We have been following the Left’s coordinated effort to mount a “voting rights” campaign that will energize the Democratic base while intimidating states that are trying to maintain ballot box integrity. The campaign started with a march in New York City that was co-sponsored by a rogues’ gallery of left-wing organizations and addressed by several Democratic politicians, but was attended by only one or two thousand people, mostly at the behest of sponsoring unions. No matter: the event was followed up by Eric Holder’s announcement of a three-part Obama administration initiative, driven by the bogus “voting rights” concerns that were the subject of the march, the purpose of which is to make voting as easy as possible for ineligible as well as eligible voters.

The AFL-CIO was one of the liberal groups that sponsored the NYC march, and a member of the organization’s “Special Committee on Labor-Community Partnerships” reported on the event on the official AFL-CIO site.

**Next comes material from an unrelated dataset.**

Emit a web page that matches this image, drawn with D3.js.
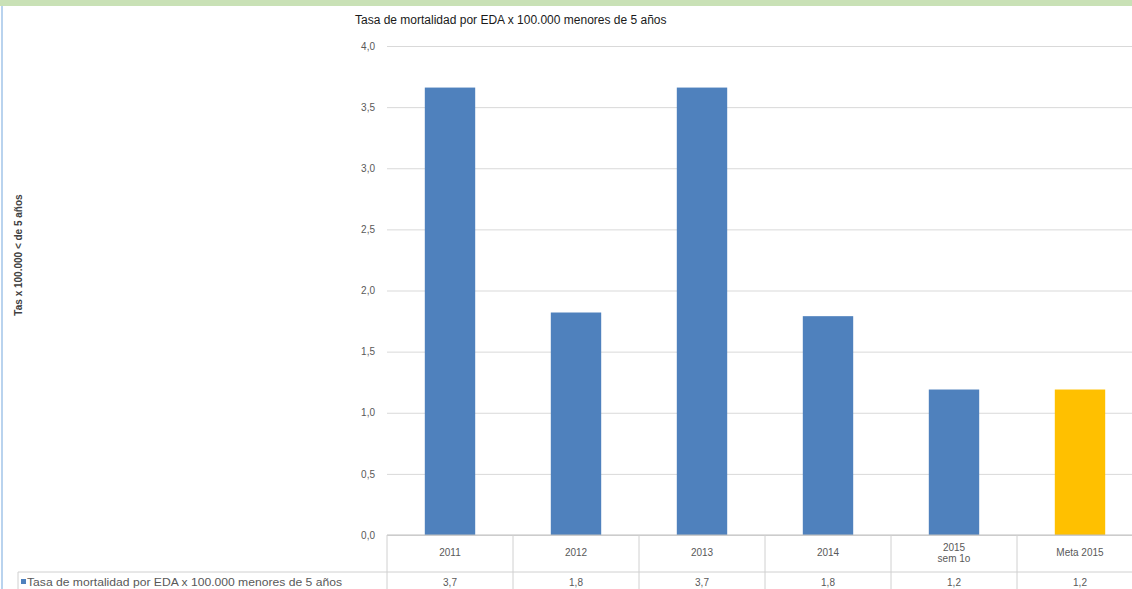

The report begins:

Tens of thousands of labor and civil rights activists on Saturday marched from the New York offices of Koch Industries, whose owners have supported restrictive voting legislation modeled by the American Legislative Exchange Council (ALEC), a right-wing think tank funded by brothers David and Charles Koch.

Pretty much every word is false. The claim that “tens of thousands” marched is absurd, as the photo and videos at the first linked post above show. It is true that the march started at the New York offices of Koch Industries, but in fact, neither the company nor its owners has taken any position on the various election procedure statutes that the marchers were complaining about. Koch has zero to do with the “voting rights” issue, but somehow the AFL-CIO and other leftist groups think they can advance their fictitious narrative by dragging the Kochs into it. As for ALEC, it is not a “right-wing think tank,” and it is not “funded by brothers David and Charles Koch.” ALEC is a good-government, pro-free enterprise group that brings together state legislators and private sector employees who have expertise on various public policy issues. ALEC’s task forces draft model legislation that can be introduced and debated in state legislatures. It may be that an ALEC group has drafted legislation that relates in some way to voting, but if you go to the ALEC web site and look at the lists of Task Forces, Initiatives, Publications and News, there is nothing about voting procedures.

It is bizarre how the Left singles out a handful of individuals and groups for demonization, regardless of whether they have anything at all to do with the issue at hand. It is even more remarkable how the word goes out, and liberals in unison–whether MSNBC hosts, Democratic Congressmen or AFL-CIO functionaries–sing in unison from the same song book. The AFL-CIO continues:

Some of the laws passed in more than a dozen states around the country include requiring photo IDs at the ballot box and making it harder to vote absentee and vote early. The laws primarily affect low-income people, African Americans, Latinos, students and the elderly. Earlier this year, as anti-labor laws swept state legislatures dominated by Republicans backed by the billionaire Koch brothers, who together own most of Koch Industries, some of these same legislatures passed laws designed to suppress voter turnout, especially targeting African Americans and immigrants.

If you can follow the logic of that paragraph, you are a better man than me. Actually, ballot integrity laws only suppress voting by those who are not legally qualified to vote. They apply equally to people of all ages and colors. Democrats don’t like ID requirements and so on because they prefer to have the latitude to employ fraud to swing close elections.

Other big corporations also are funding passage of these restrictive voting measures, including Wal-Mart, Coca-Cola and AT&T. Koch is one of the nation’s largest privately held companies with business interests that include refining, chemicals and commodities trading.

You could never figure this out by reading the AFL-CIO site, but Wal-Mart, Coca-Cola and AT&T are mentioned because they are among the large number of companies that participate in ALEC–which, however, has little or nothing to do with the voting procedure issue. The whole fantasy is a massive non sequitur.

The AFL-CIO is a political organization. It represents its members–many of them involuntary–only if they are liberal Democrats. Once again, one wonders: why do unions enjoy privileged treatment under the antitrust laws? Why aren’t they subject to the same legal principles as employers and individual Americans? Repealing Section 6 of the Clayton Act, which confers privileged antitrust status on labor unions, is a simple reform that would eliminate an enormous amount of corruption and advance the cause of fairness.